I worked for a manufacturing company.  Most were in Rural locations.  We had one location in Bum Fark Missouri.  Others were in Wi, Az and SC, with 2 overseas plants.  In the early 00's it was $15/ hr to start, full benefits, free soda/ gatorade and free meals at work .   The next town over had a WalMart where you could make $9.   It was automated manufacturing.   So we need floor monkeys.  If a alarm goes off, hit the big red button and find someone to look at it.   The requirements for the job were, no drugs (piss clean), show up to work more/less on time, HS diploma or GED.

Same thing.  They would hire 10 guys and within a month or 2 they were down to 3.   Mind you, they were all told.  If you work out, and we like you, we will train you to be a machinist or an electrician.  Those guys made between $70/k - $110k/ yr and could travel all over the world to the other plants.  To be fair it was hot, I mean HOT, loud and boring most of the time.
 
2021-08-10 4:51:57 PM  
This buying low and selling high stuff has created untold numbers of millionaires and billionaires on wall street.
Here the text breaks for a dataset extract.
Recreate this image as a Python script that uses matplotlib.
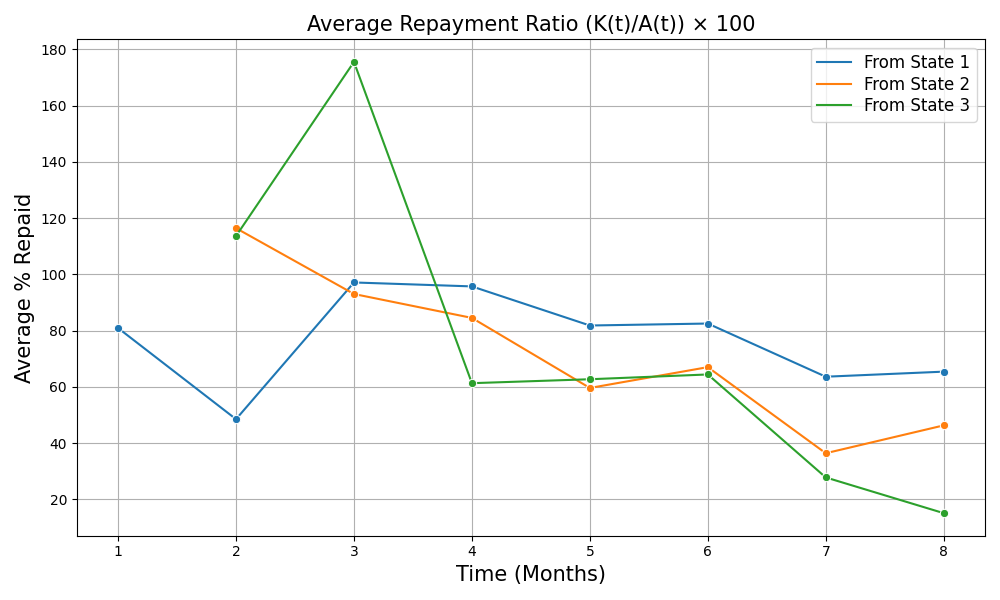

This is the number one way for the 1% to rob us blind.
 
2021-08-10 8:26:02 PM  

badplaid: They work on a 2-3 year plan and will go guardrail to guardrail on policy depending on the administration.
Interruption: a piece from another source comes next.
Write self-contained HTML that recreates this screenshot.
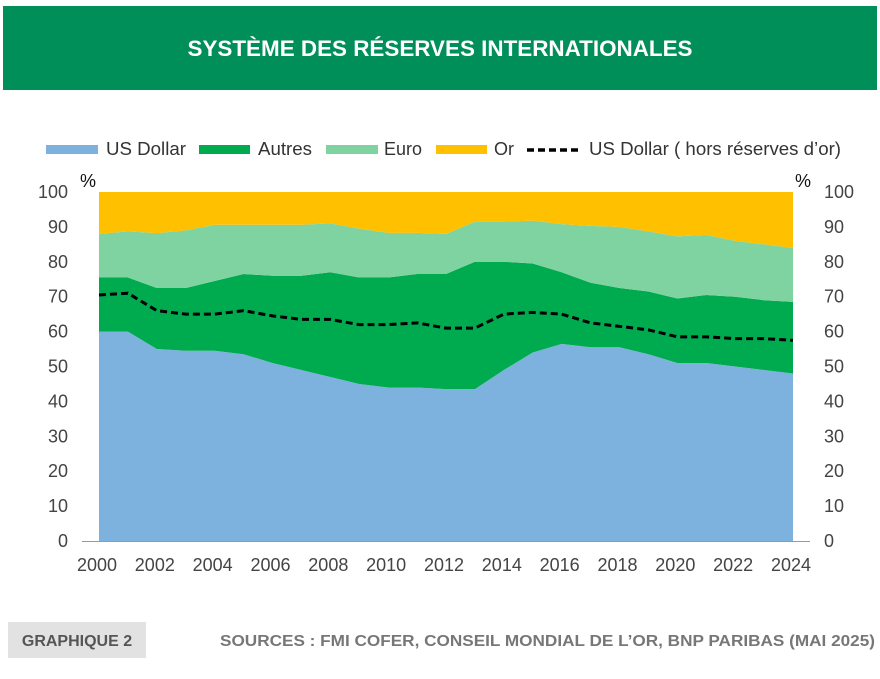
<!DOCTYPE html>
<html><head><meta charset="utf-8"><style>
body{margin:0;background:#fff;width:880px;height:674px;overflow:hidden;font-family:"Liberation Sans",sans-serif;}
svg text{font-family:"Liberation Sans",sans-serif;}
</style></head><body>
<svg id="chart" width="880" height="674" xmlns="http://www.w3.org/2000/svg">
<rect x="3" y="6" width="874" height="84" fill="#008F58"/>
<text x="440" y="56" text-anchor="middle" fill="#fff" font-size="22" font-weight="bold" textLength="505" lengthAdjust="spacingAndGlyphs">SYSTÈME DES RÉSERVES INTERNATIONALES</text>
<g id="legend" font-size="18" fill="#333">
<rect x="46" y="145" width="52" height="9" fill="#7EB2DE"/>
<text x="106" y="155" fill="#333" textLength="80" lengthAdjust="spacingAndGlyphs">US Dollar</text>
<rect x="199" y="145" width="51" height="9" fill="#00AA4F"/>
<text x="258" y="155" fill="#333" textLength="54" lengthAdjust="spacingAndGlyphs">Autres</text>
<rect x="326" y="145" width="52" height="9" fill="#7FD3A0"/>
<text x="384" y="155" fill="#333" textLength="38" lengthAdjust="spacingAndGlyphs">Euro</text>
<rect x="436" y="145" width="51" height="9" fill="#FFC000"/>
<text x="494" y="155" fill="#333">Or</text>
<line x1="527" y1="150" x2="582" y2="150" stroke="#000" stroke-width="3.5" stroke-dasharray="7,4"/>
<text x="589" y="155" fill="#333" textLength="252" lengthAdjust="spacingAndGlyphs">US Dollar ( hors réserves d’or)</text>
</g>
<g id="plot"></g>
<g id="axes" font-size="18" fill="#444"></g>
<text x="88" y="187" font-size="18" fill="#111" text-anchor="middle">%</text>
<text x="803" y="187" font-size="18" fill="#111" text-anchor="middle">%</text>
<rect x="8" y="622" width="138" height="36" fill="#E2E2E2"/>
<text x="77" y="646" text-anchor="middle" font-size="16" font-weight="bold" fill="#555">GRAPHIQUE 2</text>
<text x="875" y="646" text-anchor="end" font-size="16" font-weight="bold" fill="#777" textLength="655" lengthAdjust="spacingAndGlyphs">SOURCES : FMI COFER, CONSEIL MONDIAL DE L’OR, BNP PARIBAS (MAI 2025)</text>
</svg>
<script>
const years=[2000,2001,2002,2003,2004,2005,2006,2007,2008,2009,2010,2011,2012,2013,2014,2015,2016,2017,2018,2019,2020,2021,2022,2023,2024];
const usd=[60,60,55,54.5,54.5,53.5,51,49,47,45,44,44,43.5,43.5,49,54,56.5,55.5,55.5,53.5,51,51,50,49,48];
const autres=[15.5,15.5,17.5,18,20,23,25,27,30,30.5,31.5,32.5,33,36.5,31,25.5,20.5,18.5,17,18,18.5,19.5,20,20,20.5];
const euro=[12.5,13.2,15.7,16.5,16.1,14.1,14.6,14.6,14,14,12.8,11.8,11.5,11.5,11.5,12.3,13.8,16.3,17.5,17.2,17.8,17.2,16,16,15.5];
const gold=[12,11.3,11.8,11,9.4,9.4,9.4,9.4,9,10.5,11.7,11.7,12,8.5,8.5,8.2,9.2,9.7,10,11.3,12.7,12.3,14,15,16];
const usdExGold=[70.5,71,66,65,65,66,64.5,63.5,63.5,62,62,62.5,61,61,65,65.5,65,62.5,61.5,60.5,58.5,58.5,58,58,57.5];
const yTicks=[0,10,20,30,40,50,60,70,80,90,100];
const xTicks=[2000,2002,2004,2006,2008,2010,2012,2014,2016,2018,2020,2022,2024];
const NS="http://www.w3.org/2000/svg";
const x=y=>99+(y-2000)*(793-99)/24;
const yS=v=>541-v*3.49;
const plot=document.getElementById('plot'),axes=document.getElementById('axes');
const series=[[usd,'#7EB2DE','area-usd'],[autres,'#00AA4F','area-autres'],[euro,'#7FD3A0','area-euro'],[gold,'#FFC000','area-or']];
let base=years.map(()=>0);
series.forEach(([vals,col,name])=>{
  const top=base.map((b,i)=>b+vals[i]);
  let d='M'+years.map((yr,i)=>x(yr)+','+yS(top[i])).join('L');
  for(let i=years.length-1;i>=0;i--)d+='L'+x(years[i])+','+yS(base[i]);
  const p=document.createElementNS(NS,'path');
  p.setAttribute('d',d+'Z');p.setAttribute('fill',col);
  
  
  plot.appendChild(p);base=top;
});
const ln=document.createElementNS(NS,'polyline');
ln.setAttribute('points',years.map((yr,i)=>x(yr)+','+yS(usdExGold[i])).join(' '));
ln.setAttribute('fill','none');ln.setAttribute('stroke','#000');ln.setAttribute('stroke-width','3');ln.setAttribute('stroke-dasharray','7,4');


plot.appendChild(ln);
const ax=document.createElementNS(NS,'line');
ax.setAttribute('x1',82);ax.setAttribute('x2',810);ax.setAttribute('y1',541.5);ax.setAttribute('y2',541.5);ax.setAttribute('stroke','#999');


axes.appendChild(ax);
yTicks.forEach(v=>{
  const t=document.createElementNS(NS,'text');
  t.setAttribute('x',68);t.setAttribute('y',yS(v)+6);t.setAttribute('text-anchor','end');t.textContent=v;
  
  
  axes.appendChild(t);
  const r=document.createElementNS(NS,'text');
  r.setAttribute('x',824);r.setAttribute('y',yS(v)+6);r.textContent=v;
  
  
  axes.appendChild(r);
});
xTicks.forEach(yr=>{
  const t=document.createElementNS(NS,'text');
  t.setAttribute('x',x(yr)-2);t.setAttribute('y',571);t.setAttribute('text-anchor','middle');t.textContent=yr;
  
  
  axes.appendChild(t);
});
</script>
</body></html>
Middle men don't want to be eliminated, so it's in their interest to keep the plates spinning. It's one series of disasters to the next at the ground floor and it sucks to be a part of it. Publicly-traded companies are terrible, and it's just the worst when you can objectively witness them being bad at their job in real time. No one knows what's going on but what is directly in front of them. At the end of the day the clock's ticking and we got numbers to meet. So we all keep busy playing our part keeping the machines running so the lights stay on and bread in our bellies.

Easy credit and bad fiscal habits can trap you into a grave not far away from these places. Getting run over by forklift or getting caught into a machine and turned into paste within seconds are constant hazards. The air was poisonous, too. It's a fearsome machine to be inside, toxic to health and sanity.